*Aim of the exercise*: Copy all lines below exactly as written. Leave pictures out.

*Data lines*:
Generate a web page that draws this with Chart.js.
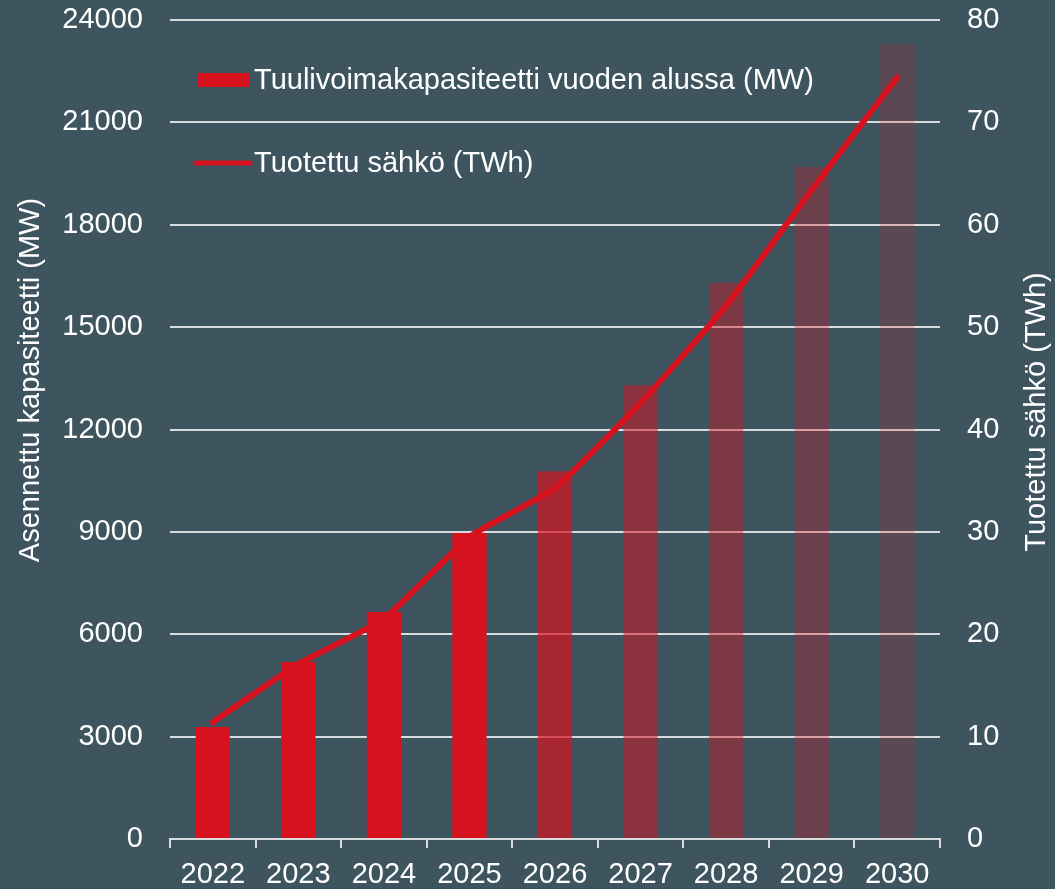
<!DOCTYPE html>
<html>
<head>
<meta charset="utf-8">
<script src="https://cdn.jsdelivr.net/npm/chart.js@4/dist/chart.umd.min.js"></script>
<style>
  html, body { margin: 0; padding: 0; background: #3e5560; }
  #wrap { width: 1055px; height: 889px; position: relative; }
</style>
</head>
<body>
<div id="wrap"><canvas id="chart"></canvas></div>
<script>
// data
const years = ['2022', '2023', '2024', '2025', '2026', '2027', '2028', '2029', '2030'];
const capacityMW = [3280, 5190, 6650, 8970, 10780, 13300, 16300, 19690, 23300];
const productionTWh = [11.4, 17.1, 21.5, 29.5, 34.3, 42.6, 52.1, 63.4, 74.4];
const leftTicks = [0, 3000, 6000, 9000, 12000, 15000, 18000, 21000, 24000];
const rightTicks = [0, 10, 20, 30, 40, 50, 60, 70, 80];

const barLabel = 'Tuulivoimakapasiteetti vuoden alussa (MW)';
const lineLabel = 'Tuotettu sähkö (TWh)';
const leftTitle = 'Asennettu kapasiteetti (MW)';
const rightTitle = 'Tuotettu sähkö (TWh)';

// styling
const red = '#d5121e';
const barAlpha = [1, 1, 1, 1, 0.7, 0.52, 0.42, 0.3, 0.2];
const barColors = barAlpha.map(a => 'rgba(213,18,30,' + a + ')');
const FONT = "'Liberation Sans', Arial, sans-serif";
const textColor = '#ffffff';
const gridColor = '#d9dcdf';

Chart.defaults.font.family = FONT;
Chart.defaults.font.size = 29;
Chart.defaults.color = textColor;

// legend inside the plot (top left) and the two axis titles, both reading upwards
const extraText = {
    id: 'extraText',
    afterDraw(chart) {
        const ctx = chart.ctx;
        const a = chart.chartArea;
        ctx.save();
        ctx.font = '29px ' + FONT;
        ctx.textBaseline = 'middle';
        ctx.textAlign = 'left';
        // bar item
        ctx.fillStyle = red;
        ctx.fillRect(a.left + 27, a.top + 53, 52, 14);
        ctx.fillStyle = textColor;
        ctx.fillText(barLabel, a.left + 84, a.top + 61);
        // line item
        ctx.strokeStyle = red;
        ctx.lineWidth = 5;
        ctx.lineCap = 'round';
        ctx.beginPath();
        ctx.moveTo(a.left + 26, a.top + 143);
        ctx.lineTo(a.left + 80, a.top + 143);
        ctx.stroke();
        ctx.fillText(lineLabel, a.left + 84, a.top + 144);

        // axis titles
        ctx.textAlign = 'center';
        ctx.save();
        ctx.translate(31, a.top + 360);
        ctx.rotate(-Math.PI / 2);
        ctx.fillText(leftTitle, 0, 0);
        ctx.restore();
        ctx.save();
        ctx.translate(1037, a.top + 392);
        ctx.rotate(-Math.PI / 2);
        ctx.fillText(rightTitle, 0, 0);
        ctx.restore();
        ctx.restore();
    }
};

new Chart(document.getElementById('chart'), {
    data: {
        labels: years,
        datasets: [{
            type: 'line',
            label: lineLabel,
            data: productionTWh,
            yAxisID: 'y2',
            borderColor: red,
            borderWidth: 6,
            borderCapStyle: 'round',
            borderJoinStyle: 'round',
            pointRadius: 0,
            tension: 0.15,
            order: 0
        }, {
            type: 'bar',
            label: barLabel,
            data: capacityMW,
            yAxisID: 'y',
            backgroundColor: barColors,
            categoryPercentage: 1,
            barPercentage: 0.4,
            order: 1
        }]
    },
    options: {
        responsive: true,
        maintainAspectRatio: false,
        animation: false,
        layout: { padding: 0 },
        plugins: {
            legend: { display: false },
            tooltip: { enabled: false }
        },
        scales: {
            x: {
                offset: true,
                grid: {
                    offset: true,
                    drawOnChartArea: false,
                    drawTicks: true,
                    tickLength: 9,
                    color: gridColor,
                    lineWidth: 2
                },
                border: { display: true, color: gridColor, width: 2 },
                ticks: { padding: 10, maxRotation: 0, autoSkip: false },
                afterFit(s) { s.height = 50; }
            },
            y: {
                position: 'left',
                min: 0,
                max: 24000,
                afterBuildTicks(s) { s.ticks = leftTicks.map(v => ({ value: v })); },
                ticks: { padding: 27, callback: v => String(v) },
                grid: { color: gridColor, lineWidth: 2, drawTicks: false },
                border: { display: false },
                afterFit(s) { s.width = 170; s.paddingTop = 20; s.paddingBottom = 17; }
            },
            y2: {
                position: 'right',
                min: 0,
                max: 80,
                afterBuildTicks(s) { s.ticks = rightTicks.map(v => ({ value: v })); },
                ticks: { padding: 27 },
                grid: { display: false, drawTicks: false },
                border: { display: false },
                afterFit(s) { s.width = 115; s.paddingTop = 20; s.paddingBottom = 17; }
            }
        }
    },
    plugins: [extraText]
});
</script>
</body>
</html>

*The answer*:
Generate a web page that draws this with Chart.js.
<!DOCTYPE html>
<html>
<head>
<meta charset="utf-8">
<script src="https://cdn.jsdelivr.net/npm/chart.js@4/dist/chart.umd.min.js"></script>
<style>
  html, body { margin: 0; padding: 0; background: #3e5560; }
  #wrap { width: 1055px; height: 889px; position: relative; }
</style>
</head>
<body>
<div id="wrap"><canvas id="chart"></canvas></div>
<script>
// data
const years = ['2022', '2023', '2024', '2025', '2026', '2027', '2028', '2029', '2030'];
const capacityMW = [3280, 5190, 6650, 8970, 10780, 13300, 16300, 19690, 23300];
const productionTWh = [11.4, 17.1, 21.5, 29.5, 34.3, 42.6, 52.1, 63.4, 74.4];
const leftTicks = [0, 3000, 6000, 9000, 12000, 15000, 18000, 21000, 24000];
const rightTicks = [0, 10, 20, 30, 40, 50, 60, 70, 80];

const barLabel = 'Tuulivoimakapasiteetti vuoden alussa (MW)';
const lineLabel = 'Tuotettu sähkö (TWh)';
const leftTitle = 'Asennettu kapasiteetti (MW)';
const rightTitle = 'Tuotettu sähkö (TWh)';

// styling
const red = '#d5121e';
const barAlpha = [1, 1, 1, 1, 0.7, 0.52, 0.42, 0.3, 0.2];
const barColors = barAlpha.map(a => 'rgba(213,18,30,' + a + ')');
const FONT = "'Liberation Sans', Arial, sans-serif";
const textColor = '#ffffff';
const gridColor = '#d9dcdf';

Chart.defaults.font.family = FONT;
Chart.defaults.font.size = 29;
Chart.defaults.color = textColor;

// legend inside the plot (top left) and the two axis titles, both reading upwards
const extraText = {
    id: 'extraText',
    afterDraw(chart) {
        const ctx = chart.ctx;
        const a = chart.chartArea;
        ctx.save();
        ctx.font = '29px ' + FONT;
        ctx.textBaseline = 'middle';
        ctx.textAlign = 'left';
        // bar item
        ctx.fillStyle = red;
        ctx.fillRect(a.left + 27, a.top + 53, 52, 14);
        ctx.fillStyle = textColor;
        ctx.fillText(barLabel, a.left + 84, a.top + 61);
        // line item
        ctx.strokeStyle = red;
        ctx.lineWidth = 5;
        ctx.lineCap = 'round';
        ctx.beginPath();
        ctx.moveTo(a.left + 26, a.top + 143);
        ctx.lineTo(a.left + 80, a.top + 143);
        ctx.stroke();
        ctx.fillText(lineLabel, a.left + 84, a.top + 144);

        // axis titles
        ctx.textAlign = 'center';
        ctx.save();
        ctx.translate(31, a.top + 360);
        ctx.rotate(-Math.PI / 2);
        ctx.fillText(leftTitle, 0, 0);
        ctx.restore();
        ctx.save();
        ctx.translate(1037, a.top + 392);
        ctx.rotate(-Math.PI / 2);
        ctx.fillText(rightTitle, 0, 0);
        ctx.restore();
        ctx.restore();
    }
};

new Chart(document.getElementById('chart'), {
    data: {
        labels: years,
        datasets: [{
            type: 'line',
            label: lineLabel,
            data: productionTWh,
            yAxisID: 'y2',
            borderColor: red,
            borderWidth: 6,
            borderCapStyle: 'round',
            borderJoinStyle: 'round',
            pointRadius: 0,
            tension: 0.15,
            order: 0
        }, {
            type: 'bar',
            label: barLabel,
            data: capacityMW,
            yAxisID: 'y',
            backgroundColor: barColors,
            categoryPercentage: 1,
            barPercentage: 0.4,
            order: 1
        }]
    },
    options: {
        responsive: true,
        maintainAspectRatio: false,
        animation: false,
        layout: { padding: 0 },
        plugins: {
            legend: { display: false },
            tooltip: { enabled: false }
        },
        scales: {
            x: {
                offset: true,
                grid: {
                    offset: true,
                    drawOnChartArea: false,
                    drawTicks: true,
                    tickLength: 9,
                    color: gridColor,
                    lineWidth: 2
                },
                border: { display: true, color: gridColor, width: 2 },
                ticks: { padding: 10, maxRotation: 0, autoSkip: false },
                afterFit(s) { s.height = 50; }
            },
            y: {
                position: 'left',
                min: 0,
                max: 24000,
                afterBuildTicks(s) { s.ticks = leftTicks.map(v => ({ value: v })); },
                ticks: { padding: 27, callback: v => String(v) },
                grid: { color: gridColor, lineWidth: 2, drawTicks: false },
                border: { display: false },
                afterFit(s) { s.width = 170; s.paddingTop = 20; s.paddingBottom = 17; }
            },
            y2: {
                position: 'right',
                min: 0,
                max: 80,
                afterBuildTicks(s) { s.ticks = rightTicks.map(v => ({ value: v })); },
                ticks: { padding: 27 },
                grid: { display: false, drawTicks: false },
                border: { display: false },
                afterFit(s) { s.width = 115; s.paddingTop = 20; s.paddingBottom = 17; }
            }
        }
    },
    plugins: [extraText]
});
</script>
</body>
</html>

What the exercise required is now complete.